Which, as you say, can be indistinguishable from partisan propaganda, even though it has a different intent.

and I can't really visualize what "increase discord" looks like on the other end. "Here's some rubles, go stir the shit on twitter"?

If you love what you do, you’ll never work a day in your life.

That would be even emptier. Be careful about what you see on social media, because it could have the same effect as Russian disinformation. That parses to something like: Look both ways before you cross the street, because a plane could fall on you.

Counter-point, "Remind yourself that overconfidence is a slow and insidious killer."
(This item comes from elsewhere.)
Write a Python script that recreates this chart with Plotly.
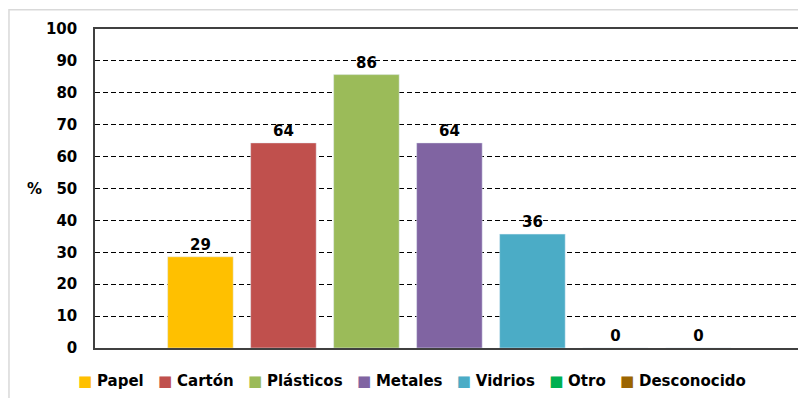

Which has the merit and utility of being actually useful advice. Overconfidence is a risk factor, and it can take a long time to take detrimental effect. You could dismiss the warning on the same grounds of falsifiability- if overconfidence does get you killed here then you were right and if it doesn't you're just being careful and careful is good- but this ignores that sustaining carefulness is an enduring good in and of itself.

This is a relatively common form of warning for harms that can come with unclear immediate impacts. Don't just eat mushrooms you find in a forest, they may be poisonous. Walk slower on just-mopped floors, they may be slippery. Don't trust strangers on the internet, they might be bad. The fact that these warnings don't have to come in a context where the element of danger is immediate or guaranteed doesn't make them non-falsifiable, and their value can come because the warned against function is rare. When an element of danger is rare, it's easy to ignore the possibility of something that could be prevented with diligence.

By contrast, 'look both ways because a plane could fall on you' has no link between cause of warning and effect of warning. Looking both ways does nothing to warn you of the danger that comes with 'up,' so there's no merit of dilligent reminder. It also an argument of a specific instance (planes crashing into crosswalks is so singular that it can't really be claimed as a trend) as opposed to a trend-consequence of mounting risks (overconfidence may not get you killed this time, but the reoccuring and persistent nature can lead the threat to grow over time).

Which simile is better for "the danger of the Russian style of disinformation" is up for debate, but I'd wager (and right) on the comparison to overconfidence than to airplanes-on-crosswalks.